* begin *

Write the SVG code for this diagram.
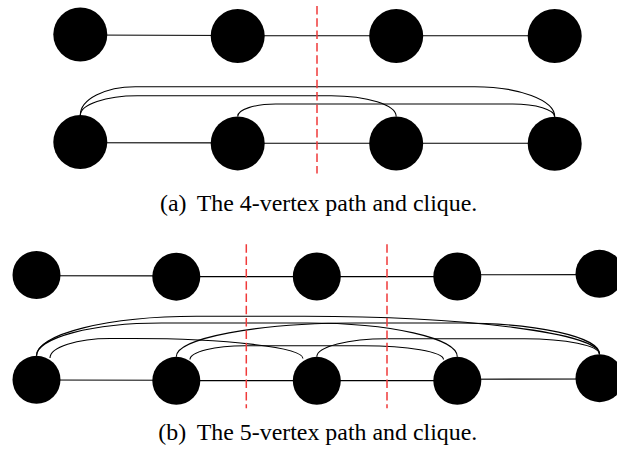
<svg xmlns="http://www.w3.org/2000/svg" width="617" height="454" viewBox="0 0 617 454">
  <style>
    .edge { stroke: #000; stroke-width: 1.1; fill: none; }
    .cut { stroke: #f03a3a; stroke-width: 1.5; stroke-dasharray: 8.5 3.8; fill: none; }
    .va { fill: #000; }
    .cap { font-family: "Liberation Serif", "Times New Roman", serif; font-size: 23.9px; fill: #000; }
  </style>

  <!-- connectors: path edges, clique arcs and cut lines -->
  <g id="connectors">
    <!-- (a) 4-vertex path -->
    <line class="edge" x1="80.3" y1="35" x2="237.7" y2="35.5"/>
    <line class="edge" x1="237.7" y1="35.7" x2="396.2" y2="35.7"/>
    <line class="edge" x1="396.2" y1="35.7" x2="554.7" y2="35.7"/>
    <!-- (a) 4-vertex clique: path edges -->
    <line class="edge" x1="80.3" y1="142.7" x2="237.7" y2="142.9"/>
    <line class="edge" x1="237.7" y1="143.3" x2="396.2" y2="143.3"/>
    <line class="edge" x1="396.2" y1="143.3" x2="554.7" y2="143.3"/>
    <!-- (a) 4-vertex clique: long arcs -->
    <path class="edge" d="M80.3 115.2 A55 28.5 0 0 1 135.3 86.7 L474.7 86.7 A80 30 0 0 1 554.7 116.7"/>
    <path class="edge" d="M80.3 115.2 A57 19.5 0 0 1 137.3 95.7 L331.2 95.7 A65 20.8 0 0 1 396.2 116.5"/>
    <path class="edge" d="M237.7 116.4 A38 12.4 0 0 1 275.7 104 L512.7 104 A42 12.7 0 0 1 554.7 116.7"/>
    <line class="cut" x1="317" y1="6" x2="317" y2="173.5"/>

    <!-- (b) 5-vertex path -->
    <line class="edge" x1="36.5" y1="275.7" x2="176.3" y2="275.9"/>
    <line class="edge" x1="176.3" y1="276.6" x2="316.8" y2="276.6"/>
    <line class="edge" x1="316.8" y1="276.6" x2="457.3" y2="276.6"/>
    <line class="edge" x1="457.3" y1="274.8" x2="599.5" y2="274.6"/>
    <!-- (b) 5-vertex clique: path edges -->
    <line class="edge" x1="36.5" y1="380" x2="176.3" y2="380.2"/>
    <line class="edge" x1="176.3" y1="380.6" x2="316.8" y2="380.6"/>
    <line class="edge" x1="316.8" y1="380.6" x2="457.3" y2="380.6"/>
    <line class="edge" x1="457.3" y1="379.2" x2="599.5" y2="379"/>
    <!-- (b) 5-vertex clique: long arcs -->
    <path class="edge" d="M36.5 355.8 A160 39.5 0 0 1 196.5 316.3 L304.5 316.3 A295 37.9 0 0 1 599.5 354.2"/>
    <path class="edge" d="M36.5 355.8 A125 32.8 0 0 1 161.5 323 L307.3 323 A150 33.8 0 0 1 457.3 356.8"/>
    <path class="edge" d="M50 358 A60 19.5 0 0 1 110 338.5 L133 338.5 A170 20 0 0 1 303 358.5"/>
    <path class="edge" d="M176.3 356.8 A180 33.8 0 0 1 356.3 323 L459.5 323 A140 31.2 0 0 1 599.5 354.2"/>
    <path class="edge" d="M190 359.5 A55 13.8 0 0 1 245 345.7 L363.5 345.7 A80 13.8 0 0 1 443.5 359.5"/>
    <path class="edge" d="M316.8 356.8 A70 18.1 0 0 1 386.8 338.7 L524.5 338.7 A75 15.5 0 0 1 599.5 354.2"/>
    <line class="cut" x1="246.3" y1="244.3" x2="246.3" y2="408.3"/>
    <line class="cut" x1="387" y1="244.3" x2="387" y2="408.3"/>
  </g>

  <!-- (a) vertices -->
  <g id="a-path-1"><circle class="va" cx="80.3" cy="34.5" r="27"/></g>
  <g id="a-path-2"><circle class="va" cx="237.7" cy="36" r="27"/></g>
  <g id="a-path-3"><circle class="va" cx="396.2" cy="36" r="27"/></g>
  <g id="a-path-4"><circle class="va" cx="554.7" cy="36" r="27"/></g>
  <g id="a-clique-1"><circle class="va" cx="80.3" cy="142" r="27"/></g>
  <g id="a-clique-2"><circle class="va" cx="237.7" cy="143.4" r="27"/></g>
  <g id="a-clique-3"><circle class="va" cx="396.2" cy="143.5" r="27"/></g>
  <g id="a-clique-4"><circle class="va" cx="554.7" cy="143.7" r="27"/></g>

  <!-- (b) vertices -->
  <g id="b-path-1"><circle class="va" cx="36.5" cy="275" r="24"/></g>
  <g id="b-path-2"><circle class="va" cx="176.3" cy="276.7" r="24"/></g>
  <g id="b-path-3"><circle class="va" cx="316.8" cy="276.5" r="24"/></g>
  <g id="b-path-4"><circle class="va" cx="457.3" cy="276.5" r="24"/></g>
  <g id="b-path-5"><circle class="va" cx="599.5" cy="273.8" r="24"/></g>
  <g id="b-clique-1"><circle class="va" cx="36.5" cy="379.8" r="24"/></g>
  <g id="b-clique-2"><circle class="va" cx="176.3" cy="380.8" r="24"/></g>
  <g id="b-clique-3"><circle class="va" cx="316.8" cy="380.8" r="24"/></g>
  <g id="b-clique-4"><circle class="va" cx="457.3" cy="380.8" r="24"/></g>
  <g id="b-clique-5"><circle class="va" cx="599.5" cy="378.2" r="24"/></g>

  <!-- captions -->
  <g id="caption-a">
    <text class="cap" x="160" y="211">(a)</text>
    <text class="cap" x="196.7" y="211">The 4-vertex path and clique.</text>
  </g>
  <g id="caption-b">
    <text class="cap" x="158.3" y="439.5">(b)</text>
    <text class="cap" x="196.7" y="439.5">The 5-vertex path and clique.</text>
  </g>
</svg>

* end *

Problem description: Reproduce all of the data exactly, omitting each picture it holds.

Result of this task:
Write the SVG code for this diagram.
<svg xmlns="http://www.w3.org/2000/svg" width="617" height="454" viewBox="0 0 617 454">
  <style>
    .edge { stroke: #000; stroke-width: 1.1; fill: none; }
    .cut { stroke: #f03a3a; stroke-width: 1.5; stroke-dasharray: 8.5 3.8; fill: none; }
    .va { fill: #000; }
    .cap { font-family: "Liberation Serif", "Times New Roman", serif; font-size: 23.9px; fill: #000; }
  </style>

  <!-- connectors: path edges, clique arcs and cut lines -->
  <g id="connectors">
    <!-- (a) 4-vertex path -->
    <line class="edge" x1="80.3" y1="35" x2="237.7" y2="35.5"/>
    <line class="edge" x1="237.7" y1="35.7" x2="396.2" y2="35.7"/>
    <line class="edge" x1="396.2" y1="35.7" x2="554.7" y2="35.7"/>
    <!-- (a) 4-vertex clique: path edges -->
    <line class="edge" x1="80.3" y1="142.7" x2="237.7" y2="142.9"/>
    <line class="edge" x1="237.7" y1="143.3" x2="396.2" y2="143.3"/>
    <line class="edge" x1="396.2" y1="143.3" x2="554.7" y2="143.3"/>
    <!-- (a) 4-vertex clique: long arcs -->
    <path class="edge" d="M80.3 115.2 A55 28.5 0 0 1 135.3 86.7 L474.7 86.7 A80 30 0 0 1 554.7 116.7"/>
    <path class="edge" d="M80.3 115.2 A57 19.5 0 0 1 137.3 95.7 L331.2 95.7 A65 20.8 0 0 1 396.2 116.5"/>
    <path class="edge" d="M237.7 116.4 A38 12.4 0 0 1 275.7 104 L512.7 104 A42 12.7 0 0 1 554.7 116.7"/>
    <line class="cut" x1="317" y1="6" x2="317" y2="173.5"/>

    <!-- (b) 5-vertex path -->
    <line class="edge" x1="36.5" y1="275.7" x2="176.3" y2="275.9"/>
    <line class="edge" x1="176.3" y1="276.6" x2="316.8" y2="276.6"/>
    <line class="edge" x1="316.8" y1="276.6" x2="457.3" y2="276.6"/>
    <line class="edge" x1="457.3" y1="274.8" x2="599.5" y2="274.6"/>
    <!-- (b) 5-vertex clique: path edges -->
    <line class="edge" x1="36.5" y1="380" x2="176.3" y2="380.2"/>
    <line class="edge" x1="176.3" y1="380.6" x2="316.8" y2="380.6"/>
    <line class="edge" x1="316.8" y1="380.6" x2="457.3" y2="380.6"/>
    <line class="edge" x1="457.3" y1="379.2" x2="599.5" y2="379"/>
    <!-- (b) 5-vertex clique: long arcs -->
    <path class="edge" d="M36.5 355.8 A160 39.5 0 0 1 196.5 316.3 L304.5 316.3 A295 37.9 0 0 1 599.5 354.2"/>
    <path class="edge" d="M36.5 355.8 A125 32.8 0 0 1 161.5 323 L307.3 323 A150 33.8 0 0 1 457.3 356.8"/>
    <path class="edge" d="M50 358 A60 19.5 0 0 1 110 338.5 L133 338.5 A170 20 0 0 1 303 358.5"/>
    <path class="edge" d="M176.3 356.8 A180 33.8 0 0 1 356.3 323 L459.5 323 A140 31.2 0 0 1 599.5 354.2"/>
    <path class="edge" d="M190 359.5 A55 13.8 0 0 1 245 345.7 L363.5 345.7 A80 13.8 0 0 1 443.5 359.5"/>
    <path class="edge" d="M316.8 356.8 A70 18.1 0 0 1 386.8 338.7 L524.5 338.7 A75 15.5 0 0 1 599.5 354.2"/>
    <line class="cut" x1="246.3" y1="244.3" x2="246.3" y2="408.3"/>
    <line class="cut" x1="387" y1="244.3" x2="387" y2="408.3"/>
  </g>

  <!-- (a) vertices -->
  <g id="a-path-1"><circle class="va" cx="80.3" cy="34.5" r="27"/></g>
  <g id="a-path-2"><circle class="va" cx="237.7" cy="36" r="27"/></g>
  <g id="a-path-3"><circle class="va" cx="396.2" cy="36" r="27"/></g>
  <g id="a-path-4"><circle class="va" cx="554.7" cy="36" r="27"/></g>
  <g id="a-clique-1"><circle class="va" cx="80.3" cy="142" r="27"/></g>
  <g id="a-clique-2"><circle class="va" cx="237.7" cy="143.4" r="27"/></g>
  <g id="a-clique-3"><circle class="va" cx="396.2" cy="143.5" r="27"/></g>
  <g id="a-clique-4"><circle class="va" cx="554.7" cy="143.7" r="27"/></g>

  <!-- (b) vertices -->
  <g id="b-path-1"><circle class="va" cx="36.5" cy="275" r="24"/></g>
  <g id="b-path-2"><circle class="va" cx="176.3" cy="276.7" r="24"/></g>
  <g id="b-path-3"><circle class="va" cx="316.8" cy="276.5" r="24"/></g>
  <g id="b-path-4"><circle class="va" cx="457.3" cy="276.5" r="24"/></g>
  <g id="b-path-5"><circle class="va" cx="599.5" cy="273.8" r="24"/></g>
  <g id="b-clique-1"><circle class="va" cx="36.5" cy="379.8" r="24"/></g>
  <g id="b-clique-2"><circle class="va" cx="176.3" cy="380.8" r="24"/></g>
  <g id="b-clique-3"><circle class="va" cx="316.8" cy="380.8" r="24"/></g>
  <g id="b-clique-4"><circle class="va" cx="457.3" cy="380.8" r="24"/></g>
  <g id="b-clique-5"><circle class="va" cx="599.5" cy="378.2" r="24"/></g>

  <!-- captions -->
  <g id="caption-a">
    <text class="cap" x="160" y="211">(a)</text>
    <text class="cap" x="196.7" y="211">The 4-vertex path and clique.</text>
  </g>
  <g id="caption-b">
    <text class="cap" x="158.3" y="439.5">(b)</text>
    <text class="cap" x="196.7" y="439.5">The 5-vertex path and clique.</text>
  </g>
</svg>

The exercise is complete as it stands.